**** RECORDED DATA

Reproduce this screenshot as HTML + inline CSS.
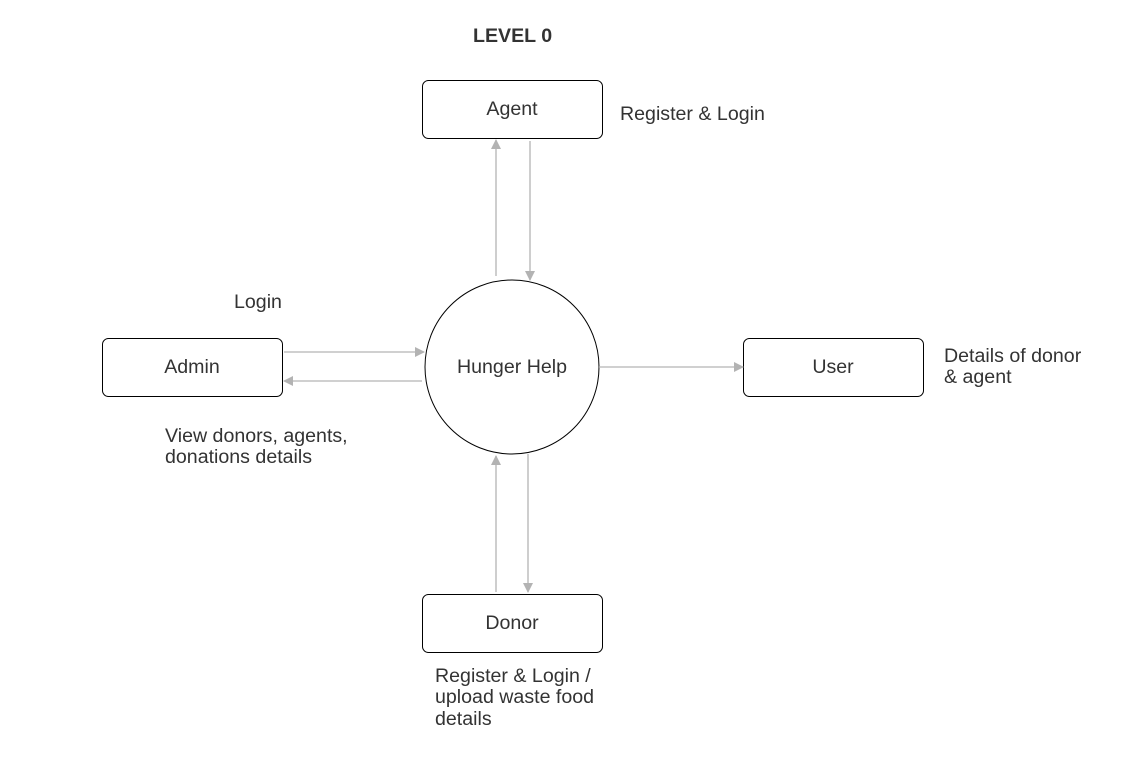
<!DOCTYPE html>
<html><head><meta charset="utf-8"><style>
html,body{margin:0;padding:0;background:#fff;}
body{width:1128px;height:757px;overflow:hidden;}
svg text{font-family:"Liberation Sans",Arial,sans-serif;font-size:19.6px;fill:#333;}
</style></head><body>
<svg width="1128" height="757" viewBox="0 0 1128 757" xmlns="http://www.w3.org/2000/svg">
<defs>
<marker id="a" markerWidth="10" markerHeight="10" refX="9" refY="5" orient="auto" markerUnits="userSpaceOnUse">
<path d="M0,0 L10,5 L0,10 z" fill="#b3b3b3"/></marker>
</defs>
<text x="473" y="42" style="font-weight:bold">LEVEL 0</text>
<g fill="#fff" stroke="#000" stroke-width="1">
<rect x="422.5" y="80.5" width="180" height="58" rx="6"/>
<rect x="102.5" y="338.5" width="180" height="58" rx="6"/>
<rect x="743.5" y="338.5" width="180" height="58" rx="6"/>
<rect x="422.5" y="594.5" width="180" height="58" rx="6"/>
<circle cx="512" cy="367" r="87"/>
</g>
<g stroke="#b3b3b3" stroke-width="1.3" fill="none">
<line x1="496" y1="276" x2="496" y2="140" marker-end="url(#a)"/>
<line x1="530" y1="141" x2="530" y2="280" marker-end="url(#a)"/>
<line x1="284" y1="352" x2="424" y2="352" marker-end="url(#a)"/>
<line x1="422" y1="381" x2="284" y2="381" marker-end="url(#a)"/>
<line x1="599" y1="367" x2="743" y2="367" marker-end="url(#a)"/>
<line x1="496" y1="592" x2="496" y2="456" marker-end="url(#a)"/>
<line x1="528" y1="454" x2="528" y2="592" marker-end="url(#a)"/>
</g>
<g text-anchor="middle">
<text x="512" y="115">Agent</text>
<text x="192" y="373">Admin</text>
<text x="833" y="373">User</text>
<text x="512" y="629">Donor</text>
<text x="512" y="373">Hunger Help</text>
</g>
<text x="620" y="120">Register &amp; Login</text>
<text x="234" y="308">Login</text>
<text x="165" y="442">View donors, agents,</text>
<text x="165" y="463">donations details</text>
<text x="944" y="362">Details of donor</text>
<text x="944" y="383">&amp; agent</text>
<text x="435" y="682">Register &amp; Login /</text>
<text x="435" y="703">upload waste food</text>
<text x="435" y="725">details</text>
</svg>
</body></html>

********

> REQUIRED TASK: From start to finish, output the listing exactly, but omit its pictures.

> RESULT:
Reproduce this screenshot as HTML + inline CSS.
<!DOCTYPE html>
<html><head><meta charset="utf-8"><style>
html,body{margin:0;padding:0;background:#fff;}
body{width:1128px;height:757px;overflow:hidden;}
svg text{font-family:"Liberation Sans",Arial,sans-serif;font-size:19.6px;fill:#333;}
</style></head><body>
<svg width="1128" height="757" viewBox="0 0 1128 757" xmlns="http://www.w3.org/2000/svg">
<defs>
<marker id="a" markerWidth="10" markerHeight="10" refX="9" refY="5" orient="auto" markerUnits="userSpaceOnUse">
<path d="M0,0 L10,5 L0,10 z" fill="#b3b3b3"/></marker>
</defs>
<text x="473" y="42" style="font-weight:bold">LEVEL 0</text>
<g fill="#fff" stroke="#000" stroke-width="1">
<rect x="422.5" y="80.5" width="180" height="58" rx="6"/>
<rect x="102.5" y="338.5" width="180" height="58" rx="6"/>
<rect x="743.5" y="338.5" width="180" height="58" rx="6"/>
<rect x="422.5" y="594.5" width="180" height="58" rx="6"/>
<circle cx="512" cy="367" r="87"/>
</g>
<g stroke="#b3b3b3" stroke-width="1.3" fill="none">
<line x1="496" y1="276" x2="496" y2="140" marker-end="url(#a)"/>
<line x1="530" y1="141" x2="530" y2="280" marker-end="url(#a)"/>
<line x1="284" y1="352" x2="424" y2="352" marker-end="url(#a)"/>
<line x1="422" y1="381" x2="284" y2="381" marker-end="url(#a)"/>
<line x1="599" y1="367" x2="743" y2="367" marker-end="url(#a)"/>
<line x1="496" y1="592" x2="496" y2="456" marker-end="url(#a)"/>
<line x1="528" y1="454" x2="528" y2="592" marker-end="url(#a)"/>
</g>
<g text-anchor="middle">
<text x="512" y="115">Agent</text>
<text x="192" y="373">Admin</text>
<text x="833" y="373">User</text>
<text x="512" y="629">Donor</text>
<text x="512" y="373">Hunger Help</text>
</g>
<text x="620" y="120">Register &amp; Login</text>
<text x="234" y="308">Login</text>
<text x="165" y="442">View donors, agents,</text>
<text x="165" y="463">donations details</text>
<text x="944" y="362">Details of donor</text>
<text x="944" y="383">&amp; agent</text>
<text x="435" y="682">Register &amp; Login /</text>
<text x="435" y="703">upload waste food</text>
<text x="435" y="725">details</text>
</svg>
</body></html>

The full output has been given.